Emirates illustrates this shift clearly. Even as it increases the number of active A380s, the airline is withdrawing the type from certain destinations such as Bali and Copenhagen in 2026, replacing it with a mix of Boeing 777 and Airbus A350 services that allow greater schedule flexibility and more right-sized capacity. On other routes, it is upgauging to high-density A380 layouts that can carry more than 600 passengers, particularly between Dubai and major European or Middle Eastern hubs.
Other carriers are following similar logic. Qantas is concentrating its A380s on a handful of marquee long-haul routes that feed into broader alliances and partnerships, while Lufthansa and British Airways are using the aircraft selectively on city pairs where business travel and connecting flows remain robust. Singapore Airlines’ move to make the A380 permanent on the Dubai route reflects both strong demand and the opportunity to showcase its latest first and business class suites in a competitive premium market.

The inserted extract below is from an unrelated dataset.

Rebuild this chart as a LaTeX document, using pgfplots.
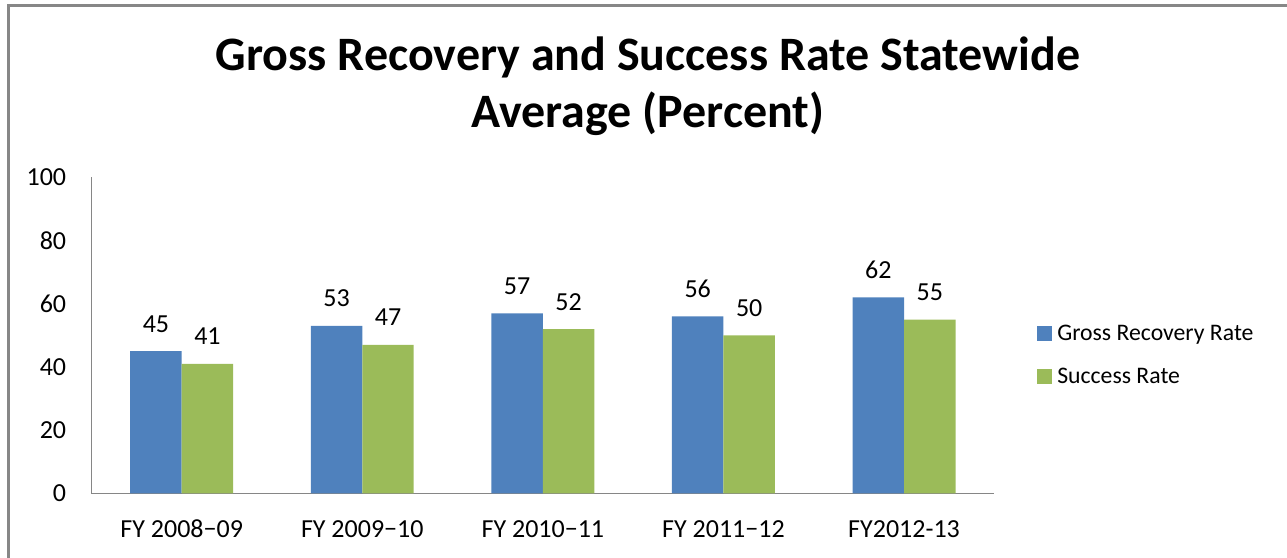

Collectively, these network adjustments signal that the A380’s future lies in fewer routes but higher impact. Rather than being a general workhorse, the jet is evolving into a flagship deployed where it can best reinforce brand presence and capture high-value traffic, often through mega-hubs like Dubai.
A380 Supremacy and the Future of the Global Hub
The battle for A380 supremacy is ultimately about more than aircraft economics or cabin glamour. For Emirates, Singapore Airlines, British Airways, Qantas, Lufthansa, Air France in its earlier A380 era, and Qatar Airways, the superjumbo has been a symbol of hub dominance, signposting which airports act as true intercontinental crossroads.
Dubai International has emerged as the clearest winner of that symbolic contest. Even as some carriers permanently retired their A380 fleets, the airport’s daily procession of double-deckers has become part of its identity, reinforcing Dubai’s role as a neutral, globally connected transfer point. As more A380s re-enter service worldwide, many of them are once again threading through its runways and concourses.
Looking ahead, the rise of more fuel-efficient twinjets will gradually reshape long-haul networks, enabling additional point-to-point connections that bypass traditional hubs. Yet the current A380 resurgence suggests that mega-hubs still have a powerful role when it comes to aggregating demand, maximizing slot usage and delivering standout passenger experiences in premium cabins.
For now, as Emirates and its competitors fine-tune their superjumbo deployments, the world’s largest passenger aircraft remains closely intertwined with the fortunes of Dubai International. Each new A380 schedule change, cabin retrofit and route announcement adds another layer to a contest that keeps the Gulf metropolis firmly at the center of global aviation.